8. Analyse symbolique :
Le peintre a retenu du personnage de Sénèque le philosophe adepte du Stoïcisme. La scène dépeint un univers masculin, comme il sied à des penseurs. Impassibilité dans la douleur, maîtrise de la souffrance, force d’âme dans l’adversité, grandeur et dignité face à la mort : telles sont les lignes de conduite du stoïcien.
Leur devise exigeante « Sustine et abstine ! » (Supporte et abstiens-toi ! ) sert de fil directeur à la compréhension de la toile. Cependant, il est difficile d’interpréter le geste de la main d’un personnage qui fait écho au geste de Sénèque : est-ce un refus de ce qui se passe, un désir d’attente, un mouvement d’apaisement ?
9. Analyse chromatique :
Le bleu du drapé enveloppant Sénèque pourrait symboliser la couleur de l’infini et de l’immatériel ; le rouge de la cape du preneur de notes du premier plan pourrait rappeler la pourpre impériale.

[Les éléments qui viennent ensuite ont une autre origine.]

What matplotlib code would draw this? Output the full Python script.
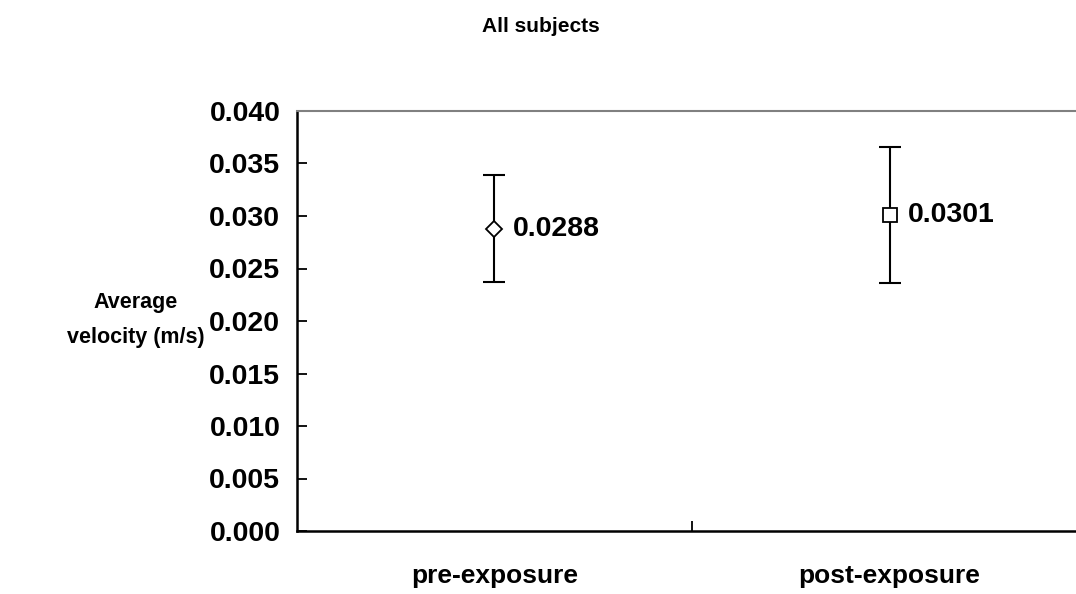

Cependant, dans ce tableau sombre et dense, on ne note pas réellement de symbolisme chromatique.
10. Charpente, composition :
La lumière est distribuée suivant une bande oblique qui enveloppe de bas en haut le médecin, un disciple, Sénèque et deux serviteurs. Le reste de l’assistance est laissé dans la pénombre ou représenté de dos. Cela met en valeur le personnage principal.
11. Synthèse : « La mort de Sénèque », récit pittoresque de Tacite que Racine considérait comme « le plus grand peintre de l’Antiquité », est un thème qui a souvent été travaillé en peinture. Depuis les livres enluminés du Moyen Âge jusqu’à Jacques-Louis David (dont le tableau sur « La mort de Socrate » présente des analogies avec celui-ci) en passant par Rubens et d’autres artistes, l’héritage culturel de l’Antiquité n’a cessé d’inspirer d’infinies variations aux artistes.